I have spent some time looking at all my projects (mostly revision, some new stories vaguely outlined) and pondering things, and I have come to the following conclusions:
1) If I am querying a YA fantasy, it makes sense to work on another YA fantasy. If an agent calls to make an offer, or to see if we’re a good fit long term, and they ask what I’m working on, and I have changed both age range and genre, that could be a turnoff for them. I noticed that many of the agents I put on my querying list were asking for YA fantasy but not necessarily science fiction or horror, and if they wanted YA fantasy, they didn’t necessarily want adult fantasy either. (Not everyone, obviously, but enough.)
2) I write a lot of first drafts, and then I put the story away to eventually get to in my revision cycle. This has perhaps hurt me in the long run because I have a lot of stories that need revision and I will probably never get to all of them. (And maybe some of those older ones should be forgotten anyway.)
3) A lot of my existing stories could be rewritten (or if not yet written, modified) to be YA, so that’s good. Probably.
So what have I decided?
Of my existing revision projects, only two are YA fantasy: Broken Mirrors, which we talked about last week (the one that is straddling the line between MG and YA and doing neither successfully), and World’s Edge, which you can find here on the blog, since I wrote it for Nano in 2019. World’s Edge takes place in the same world as the trilogy (just 700 years before) as well. World’s Edge is borderline YA, as it was also an experiment. I wanted to write a story where the viewpoint character is not the protagonist. So the main character is 16, but the character driving the story is an adult. A little fiddly, for sure.

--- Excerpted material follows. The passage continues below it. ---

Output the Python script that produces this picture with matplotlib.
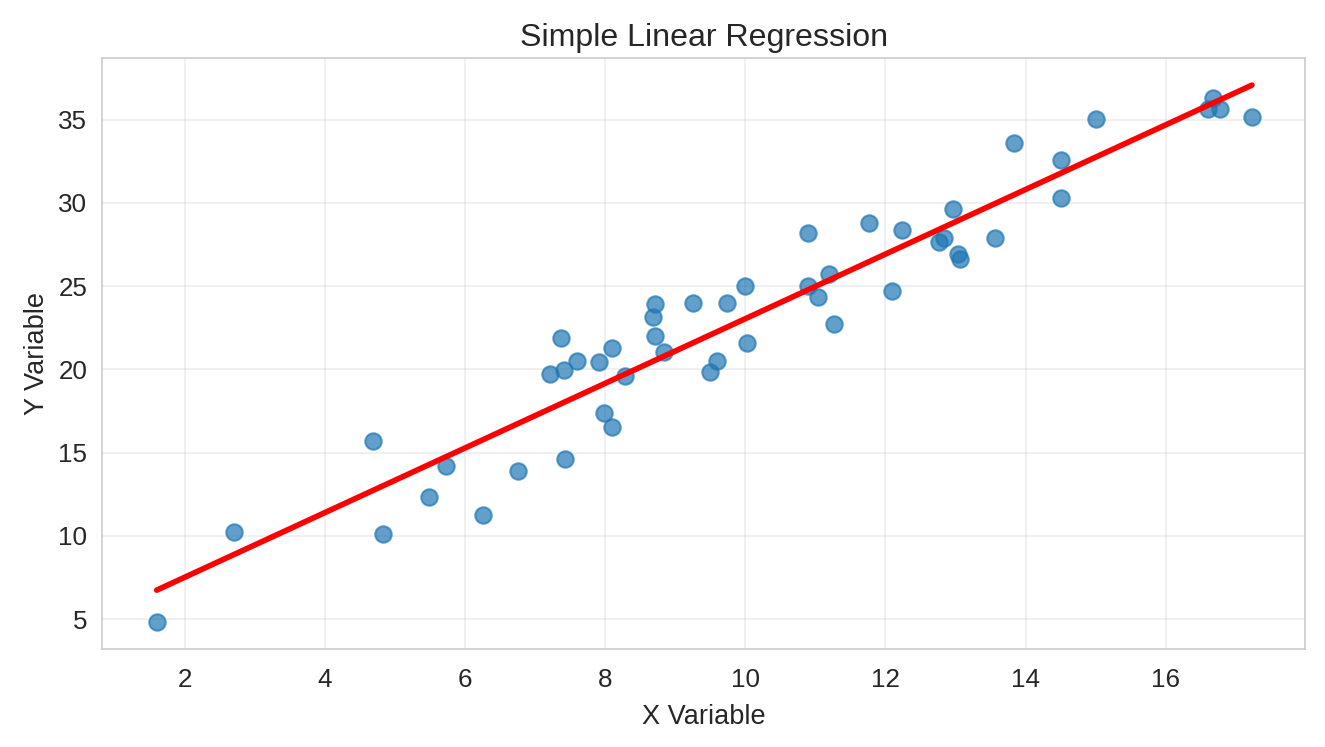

Of those two options, World’s Edge seems like the right choice, as it’s the right genre(-ish) and the same world as the book I’m querying, and Broken Mirrors is a disaster.
That said, I have no idea what state World’s Edge is in. I finished the draft in 2020, I think, and haven’t looked at it since. (A common issue, unfortunately. I have gotten better about going all the way through the process, but not all the time.) It could be a mess, or need a lot of work.
So the general plan is to read over World’s Edge and see what state it’s in, and then make a determination about whether it’s a good project to start now. And perhaps we look at writing a new project if it’s a mess. Something age and genre appropriate.